Who Knew There Was So Much Mayhem Surrounding Von Dutch?
According to The Curse of Von Dutch: A Brand to Die For, the untold story of the once-popular trucker hat brand that seems to be gearing itself up for a revival is chock full of chaos.
Welcome to W TV Club, in which W magazine’s editors choose a television show they’d recommend you binge-watch. Our November picks will be a selection of docuseries. This week, culture editor Brooke Marine recommends The Curse of Von Dutch: A Brand to Die For, an investigation of the complex origins of the iconic aughts fashion brand.
It’s safe to say there’s plenty of behind-the-scenes drama for just about any brand, especially when it comes to fashion. But The Curse of Von Dutch: A Brand to Die For, a three-part Hulu docuseries about the California fashion brand, takes things a step further.

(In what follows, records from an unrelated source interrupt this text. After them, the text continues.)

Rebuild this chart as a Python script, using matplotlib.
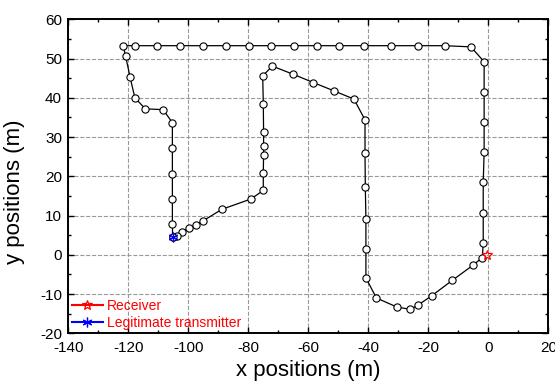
import numpy as np
import matplotlib.pyplot as plt
from matplotlib.ticker import MultipleLocator

plt.rcParams['font.family'] = ['Liberation Sans', 'DejaVu Sans']
plt.rcParams['axes.unicode_minus'] = False

# route of the eavesdropper
path_x = [-105.2, -105.3, -105.3, -105.3, -105.3, -105.3, -108.4, -114.3, -117.8, -119.4,
          -120.9, -121.7, -117.9, -110.3, -102.7, -95.1, -87.5, -79.9, -72.3, -64.7,
          -57.2, -49.7, -41.3, -32.4, -23.5, -14.6, -5.8, -1.4, -1.4, -1.4,
          -1.4, -1.7, -1.7, -1.7, -2.0, -5.2, -12.0, -18.8, -23.4, -26.0,
          -30.5, -37.3, -40.8, -40.8, -40.8, -41.0, -41.1, -41.1, -44.8, -51.5,
          -58.3, -65.0, -72.0, -75.2, -75.0, -74.9, -74.9, -74.9, -75.0, -75.0,
          -79.2, -88.8, -95.2, -97.5, -99.9, -102.0, -103.9, -105.2]
path_y = [4.6, 7.8, 14.2, 20.7, 27.3, 33.7, 37.0, 37.2, 40.0, 45.3,
          50.7, 53.3, 53.3, 53.3, 53.3, 53.3, 53.3, 53.3, 53.3, 53.3,
          53.3, 53.3, 53.3, 53.3, 53.3, 53.3, 53.0, 49.2, 41.5, 33.8,
          26.1, 18.5, 10.7, 3.1, -0.7, -2.7, -6.5, -10.4, -12.8, -13.9,
          -13.3, -11.0, -5.9, 1.6, 9.2, 17.3, 25.9, 34.4, 39.7, 41.8,
          43.9, 46.0, 48.1, 45.6, 38.4, 31.2, 27.7, 25.5, 20.9, 16.4,
          14.2, 11.6, 8.6, 7.7, 6.8, 5.8, 4.9, 4.6]

receiver = (-0.3, -0.1)
transmitter = (-105.2, 4.6)

fig = plt.figure(figsize=(5.55, 3.88), dpi=100)
ax = fig.add_axes([0.123, 0.141, 0.865, 0.809])

ax.plot(path_x, path_y, '-o', color='black', lw=0.9, ms=5.2,
        mfc='white', mec='black', mew=0.8, zorder=3)
ax.plot([receiver[0]], [receiver[1]], '-*', color='red', mfc='none', mec='red',
        ms=7.5, mew=0.9, label='Receiver', zorder=4)
ax.plot([transmitter[0]], [transmitter[1]], '-', color='blue',
        marker=(6, 2, 0), ms=7, mew=0.9, label='Legitimate transmitter', zorder=4)

ax.set_xlim(-140, 20)
ax.set_ylim(-20, 60)
ax.xaxis.set_major_locator(MultipleLocator(20))
ax.xaxis.set_minor_locator(MultipleLocator(10))
ax.yaxis.set_major_locator(MultipleLocator(10))
ax.yaxis.set_minor_locator(MultipleLocator(5))
ax.tick_params(which='both', direction='in', top=True, right=True, labelsize=11)
ax.tick_params(axis='x', which='major', pad=5.5)
ax.tick_params(axis='y', which='major', pad=4.5)
ax.tick_params(which='major', length=4, width=1)
ax.tick_params(which='minor', length=2.5, width=1)
ax.grid(True, which='major', ls='--', color='#999999', lw=0.8)
for s in ax.spines.values():
    s.set_linewidth(1.4)

ax.set_xlabel('x positions (m)', fontsize=16, labelpad=4)
ax.set_ylabel('y positions (m)', fontsize=16, labelpad=6)
ax.yaxis.set_label_coords(-0.09, 0.45)

leg = ax.legend(loc='lower left', frameon=False, fontsize=10, handlelength=2.25,
                handletextpad=0.27, borderaxespad=0.1, labelspacing=0.2,
                borderpad=0.15)
for t in leg.get_texts():
    t.set_color('red')

fig.savefig('out.png', dpi=100)
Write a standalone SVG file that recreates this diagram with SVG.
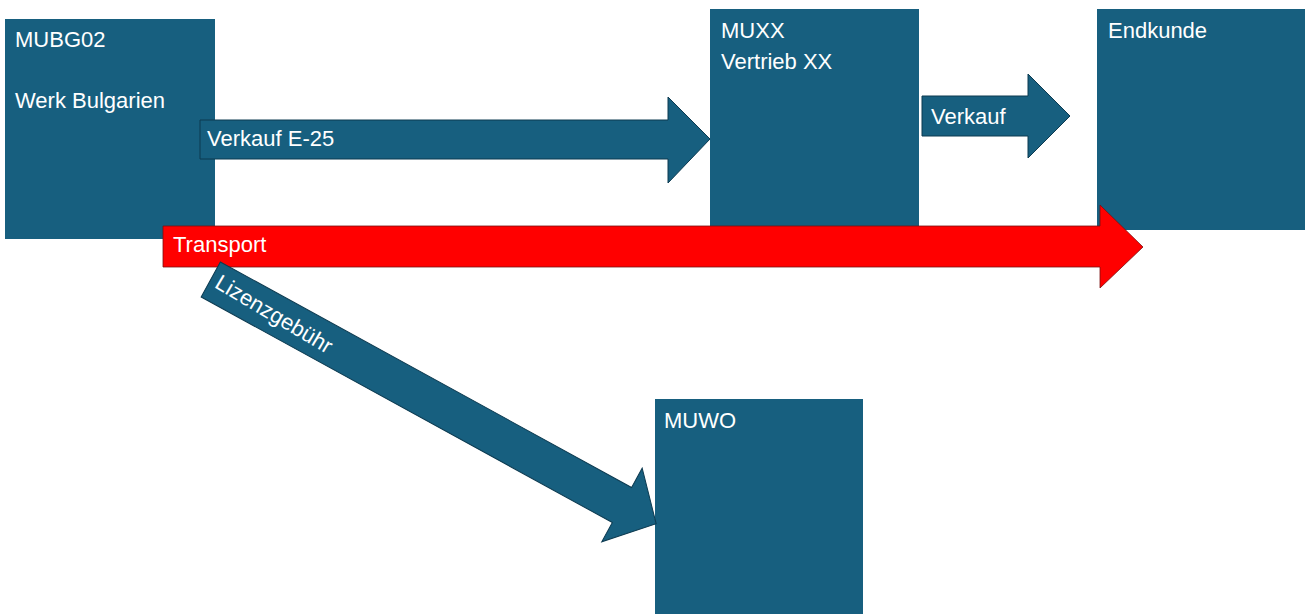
<svg xmlns="http://www.w3.org/2000/svg" width="1305" height="614" viewBox="0 0 1305 614">
<style>
.box{fill:#175F7F}
.arr{fill:#175F7F;stroke:#0c3a50;stroke-width:1}
.red{fill:#FF0000;stroke:#7a1010;stroke-width:0.8}
.t{font-family:"Liberation Sans",Arial,sans-serif;font-size:22px;fill:#FFFFFF}
</style>
<rect width="1305" height="614" fill="#FFFFFF"/>
<g id="node-mubg02">
<rect class="box" x="5" y="19" width="210" height="220"/>
<text class="t" x="15" y="47">MUBG02</text>
<text class="t" x="15" y="108">Werk Bulgarien</text>
</g>
<g id="node-muxx">
<rect class="box" x="710" y="9" width="209" height="218"/>
<text class="t" x="721" y="38">MUXX</text>
<text class="t" x="721" y="69">Vertrieb XX</text>
</g>
<g id="node-endkunde">
<rect class="box" x="1097" y="9" width="208" height="221"/>
<text class="t" x="1108" y="38">Endkunde</text>
</g>
<g id="node-muwo">
<rect class="box" x="655" y="399" width="208" height="215"/>
<text class="t" x="664" y="428">MUWO</text>
</g>
<g id="connectors">
<g id="arrow-verkauf-e25">
<polygon class="arr" points="200,120 668,120 668,97 710,139 668,183 668,159 200,159"/>
<text class="t" x="207" y="146">Verkauf E-25</text>
</g>
<g id="arrow-verkauf">
<polygon class="arr" points="922,96 1028,96 1028,74 1070,116 1028,158 1028,136 922,136"/>
<text class="t" x="931" y="124">Verkauf</text>
</g>
<g id="arrow-transport">
<polygon class="red" points="163,226 1100,226 1100,205 1143,247 1100,288 1100,267 163,267"/>
<text class="t" x="173" y="252">Transport</text>
</g>
<g id="arrow-lizenz" transform="translate(210.75,279.5) rotate(28.74)">
<polygon class="arr" points="0,-20 469,-20 469,-42 508,0 469,42 469,20 0,20"/>
<text class="t" x="6" y="5" transform="rotate(2 6 5)">Lizenzgebühr</text>
</g>
</g>
</svg>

The documentary opens with—who else?—Paris Hilton, catching a denim Von Dutch trucker hat tossed to her from off camera. She was perhaps one of the most prolific icons who adorned herself with those trucker hats in the aughts (other fans of the brand during that decade included Anna Nicole Smith, Carmen Electra, Dennis Rodman, Britney Spears, and even Jay-Z). Then it hints at the meat of the docuseries: drugs, money laundering, and murder play a big part in the story of Von Dutch.
But before we get into the murder of it all, the viewer is presented with a question: who created Von Dutch? There are, of course, discrepancies within the answer. There’s also the myth that the original Von Dutch (a mechanic and visual artist named Kenneth Robert Howard known for popularizing the flames and pinstripes aesthetics on cars) put a curse on the name when his family sold it and the brand went Hollywood.
So who did create Von Dutch Originals—was it Ed Boswell, the art collector; Bobby Vaughn, the misfit surfer and wannabe gangster; or Mike Cassel, the former drug dealer and founder of Bronze Age apparel, which effectively became Von Dutch? It depends on who you ask, but each of them, as seen in the documentary, will tell you they were the one that started the brand. Von Dutch played on working class aesthetics (which is why it is ironic that it eventually became synonymous with celebrity culture), and the logo, based on Howard’s signature, became one of the most iconic fashion symbols of the aughts. Who knew there was so much mayhem behind it?